Curating Care

FSU/BayCare Program’s Inaugural Class of Residents Set Out on Mission

by TERESA SCHIFFER

Florida and especially Polk County have been experiencing a physician shortage for the past couple of decades. In fact, the entire nation is affected by a shortage of general practice physicians. Here in Florida, we have one primary care doctor for every 1,390 residents, and in Polk County that ratio plummets to one doctor for each 2,030 residents. This crisis in care has not gone unnoticed by professionals in the industry, as every three years BayCare Health System conducts a comprehensive Community Health Needs Assessment (CHNA) to determine our area’s most significant health needs. Family medicine and psychiatry tend to be the two most difficult roles to adequately fill.

A growing and aging population in Florida adds increased stress on the local medical systems. Polk County has one of the fastest growing populations in the state. Recruitment of general practitioner physicians has simply not been able to keep up with the retirement of practicing doctors in the area over the years. Many medical students opt to go into specific specialties rather than general practice. Family medicine can be a challenge because these doctors are tasked with caring for their patients over long periods of time, often serving several generations of an individual’s family. The family doctor oversees a variety of medical conditions including illnesses, injuries, births, and deaths. It takes a particularly dedicated type of physician to commit to this kind of long-term care.

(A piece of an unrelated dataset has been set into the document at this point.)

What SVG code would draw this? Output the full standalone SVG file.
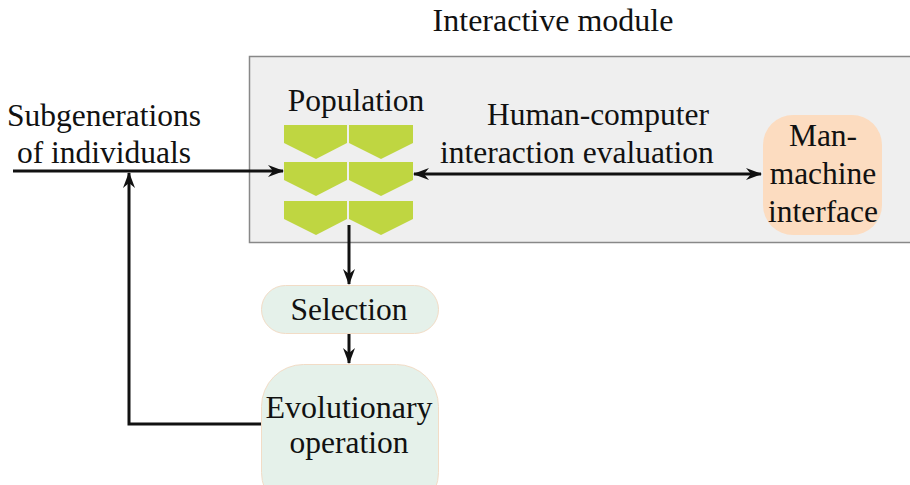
<svg xmlns="http://www.w3.org/2000/svg" width="910" height="485" viewBox="0 0 910 485">
<style>
text{font-family:"Liberation Serif","Times New Roman",serif;font-size:31.5px;fill:#111;text-anchor:middle}
.ln{stroke:#111;stroke-width:3;fill:none}
.pop{fill:#bfd641}
</style>
<defs>
<marker id="ah" viewBox="0 0 16 12" refX="15" refY="6" markerWidth="16" markerHeight="12" markerUnits="userSpaceOnUse" orient="auto-start-reverse">
<path d="M0,0 L16,6 L0,12 L5,6 z" fill="#111"/>
</marker>
</defs>
<rect width="910" height="485" fill="#fff"/>
<g id="module">
<rect x="249.5" y="56.5" width="662" height="186" fill="#efefef" stroke="#888" stroke-width="1.5"/>
<text x="553" y="31" style="font-size:32px">Interactive module</text>
</g>
<g id="population">
<text x="356" y="111">Population</text>
<path class="pop" d="M284,125 H347 V143 L316,159 L284,143 Z"/>
<path class="pop" d="M349,125 H413 V143 L381,159 L349,143 Z"/>
<path class="pop" d="M284,162 H347 V180 L316,196 L284,180 Z"/>
<path class="pop" d="M349,162 H413 V180 L381,196 L349,180 Z"/>
<path class="pop" d="M284,201 H347 V219 L316,235 L284,219 Z"/>
<path class="pop" d="M349,201 H413 V219 L381,235 L349,219 Z"/>
</g>
<g id="mmi">
<rect x="763" y="115" width="119" height="120" rx="30" fill="#fcdcc0"/>
<text x="823" y="146">Man-</text>
<text x="823" y="184">machine</text>
<text x="823" y="222">interface</text>
</g>
<g id="selection">
<rect x="261.5" y="285.5" width="177" height="48" rx="24" fill="#e5f1ea" stroke="#f2dcc6" stroke-width="1"/>
<text x="349" y="320">Selection</text>
</g>
<g id="evolutionary">
<rect x="261.5" y="364.5" width="177" height="150" rx="42" fill="#e5f1ea" stroke="#f2dcc6" stroke-width="1"/>
<text x="349" y="418" style="font-size:32px">Evolutionary</text>
<text x="349" y="453">operation</text>
</g>
<g id="labels">
<text x="104" y="126">Subgenerations</text>
<text x="104" y="163">of individuals</text>
<text x="598" y="125">Human-computer</text>
<text x="577" y="163">interaction evaluation</text>
</g>
<g id="connectors">
<path class="ln" d="M13,171 H283" marker-end="url(#ah)"/>
<path class="ln" d="M414,174 H761" marker-start="url(#ah)" marker-end="url(#ah)"/>
<path class="ln" d="M349,225 V284" marker-end="url(#ah)"/>
<path class="ln" d="M349,334 V363" marker-end="url(#ah)"/>
<path class="ln" d="M261,424 H129 V173" marker-end="url(#ah)"/>
</g>
</svg>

For the past couple of years, BayCare’s Winter Haven Hospital has been working with Florida State University’s College of Medicine to establish a new residency program. The goal of the program is to attract more primary care physicians to the area, since a majority of doctors will start their practices within 100 miles of where they do their residencies, according to the American Medical Association. The new residency program recently welcomed its first crop of fresh residents, with six medical school graduates taking their places in the program in June and beginning their curriculum on July 1. 

Leading the program is Dr. Nathan Falk, the founding Program Director and an Associate Professor for Florida State University. He talked to Central Florida Doctor  about the program and residents. 

“All six of them have ties to Florida,” Falk says of the new residents. “Four out of the six grew up in Florida, one of whom grew up in Winter Haven.” Of the other two, one has spent many years visiting Florida, and the other attended his last two years of medical school in the Sunshine State. Several of the new recruits have already expressed a desire to remain in the Central Florida area once their residency is complete.

Falk acknowledges that the purpose of developing the FSU/BayCare residency program is to attract more doctors to the area. 

“The whole goal is to train people in a location so that they will stay there,” he says. “Probably the number one indicator of where someone is going to practice after residency is where they do their residency training. Our goal is to get them into Winter Haven and into Polk County, and have them fall in love with the area, like many of us have, and choose to stay here to practice afterwards.”

The residents will be seeing patients at BayCare Medical Group’s Family Health Center in Winter Haven, and will treat patients on Medicare, Medicare Advantage, Medicaid, and commercial insurance. They will work with doctors from Winter Haven Hospital, Winter Haven Women’s Hospital, Gessler Clinic, Bond Clinic, Central Florida Health Care, KSC Cardiology, and Messieh Orthopedic Clinic. They will also participate in rotations at Arnold Palmer Children’s Hospital in Orlando. These experiences will help the residents create meaningful connections in the local medical community. 

Residents are chosen for this program the same way as other residency programs, through the National Resident Matching Program (NRMP). This is a uniform, electronic system that allows candidates to choose their preferred residency programs while the programs are simultaneously reviewing applications and ranking their preferred candidates. Normally, onsite interviews are conducted to help candidates and program administrators determine who would be a good fit at each location. This year, the pandemic made that part of the process impossible. Virtual interviews took the place of in-person interviews for the sake of health and safety.

The residents chosen for the inaugural year of the FSU residency program are Dr. Marvin Dieujuste of Fort Lauderdale; Dr. Brian Greene of Reno, Nevada; Dr. Feisal Hamam of Paterson, New Jersey; Dr. Trevor Owens of Cocoa; Dr. Ravi Patel of Bonifay; and Dr. Dianna Pham of Winter Haven. As the new residents are joined in the future by additional groups of six each year, the goal is to have a total of 18 residents treating roughly 14,000 patients per year. 

“The whole goal of the residency program is to improve access to high-quality health care and improve the lives of people here in Polk County, ” Falk says.